Detailed list of contributions can be found at the event’s
wiki page.
As part of our outreach to the local geospatial community, the Center for Geospatial Analytics helped us to host an evening of lightning talks highlighting the diverse capabilities of GRASS. Presentations from Markus Metz & Markus Neteler (mundialis), Rob Dzur (Bohannan Huston, Inc.), and Nick Brady (Natrx) covered trench planning for optical cables, elevation-derived hydrography, and coastal erosion assessments. Six additional speakers from government and academia showcased GRASS applications in urban growth modeling, species distribution, continental-scale hydrology, vector data cleaning, lidar-based hydro flattening, and agricultural runoff modeling with Tangible Landscape.

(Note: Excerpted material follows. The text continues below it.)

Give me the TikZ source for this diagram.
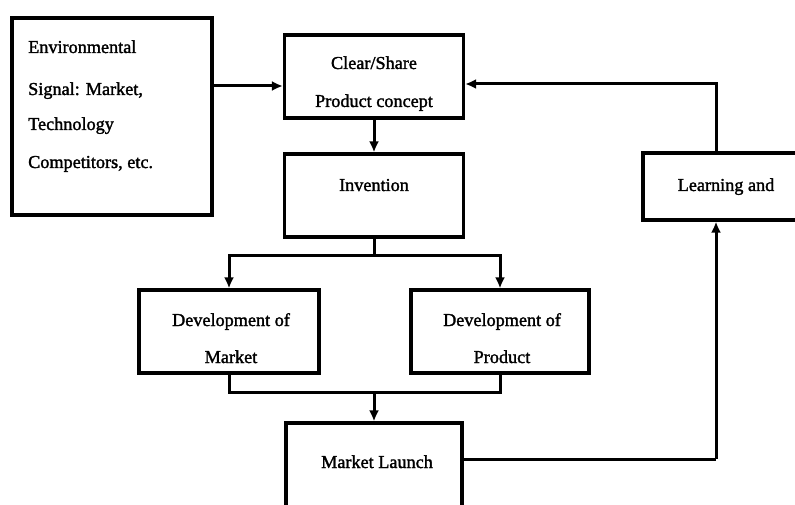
\documentclass[tikz,border=0pt]{standalone}
\usepackage{fontspec}
\setmainfont{Liberation Serif}
\newfontfamily\labelfont[FakeBold=1.6]{Liberation Serif}
\usetikzlibrary{arrows.meta}
\begin{document}
\begin{tikzpicture}[x=1pt,y=-1pt,
  box/.style={draw,line width=3.2pt,rectangle,inner sep=0pt},
  txt/.style={anchor=base,inner sep=0pt,font=\labelfont\fontsize{18.2}{20}\selectfont},
  link/.style={line width=3pt},
  arr/.style={link,-{Latex[length=11pt,width=10pt]}}]
  \useasboundingbox (0,0) rectangle (795,505);
  \clip (0,0) rectangle (795,505);
  \fill[white] (0,0) rectangle (795,505);

  % boxes
  \node[box,minimum width=200,minimum height=197] (env) at (112,116.5) {};
  \node[box,minimum width=179,minimum height=83] (clear) at (374,76.5) {};
  \node[box,minimum width=179,minimum height=83] (inv) at (374,195.5) {};
  \node[box,minimum width=218,minimum height=67] (learn) at (752,186.5) {};
  \node[box,minimum width=180,minimum height=83] (devm) at (229,331.5) {};
  \node[box,minimum width=178,minimum height=83] (devp) at (500,331.5) {};
  \node[box,minimum width=176,minimum height=100] (launch) at (374,473) {};

  % texts
  \node[txt,anchor=base west] (t1) at (28,53) {Environmental};
  \node[txt,anchor=base west] (t2) at (28,95) {Signal: Market,};
  \node[txt,anchor=base west] (t3) at (28,130) {Technology};
  \node[txt,anchor=base west] (t4) at (28,168) {Competitors, etc.};
  \node[txt] (t5) at (374,69) {Clear/Share};
  \node[txt] (t6) at (374,107) {Product concept};
  \node[txt] (t7) at (374,191) {Invention};
  \node[txt] (t8) at (726,191) {Learning and};
  \node[txt] (t9) at (231,326) {Development of};
  \node[txt] (t10) at (231,363) {Market};
  \node[txt] (t11) at (502,326) {Development of};
  \node[txt] (t12) at (502,363) {Product};
  \node[txt] (t13) at (377,468) {Market Launch};

  % junction points of the connectors
  \coordinate (a1) at (0,86);
  \coordinate (j1) at (374,255);
  \coordinate (j2) at (374,392);
  \coordinate (c3) at (716,459);
  \coordinate (c4) at (716,84);

  % connectors
  \draw[arr] (env.east |- a1) -- (clear.west |- a1);
  \draw[arr] (clear.south) -- (inv.north);
  \draw[link] (inv.south) -- (j1);
  \draw[arr] (j1) -| (devm.north);
  \draw[arr] (j1) -| (devp.north);
  \draw[link] (devm.south) |- (j2) -| (devp.south);
  \draw[arr] (j2) -- (launch.north);
  \draw[link] (launch.east |- c3) -- (c3);
  \draw[arr] (c3) -- (c3 |- learn.south);
  \draw[arr] (learn.north -| c4) |- (clear.east |- c4);
\end{tikzpicture}
\end{document}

We’re grateful to everyone who helped organize, supported, or participated in the GRASS Developer Summit 2025. Over 20 people contributed to making it a success—about half from NC State and half from other institutions. The summit was made possible through the generous support of the U.S. National Science Foundation (award 2303651), Bohannan Huston, Inc., and the Center for Geospatial Analytics at NC State, who provided essential funding, facilities, and technology. We’re also deeply grateful to the individual contributors who support GRASS through Open Collective. Consider making a contribution today to help us cover the costs of this event and support the launch of the next one.
Already looking forward to next year’s meeting!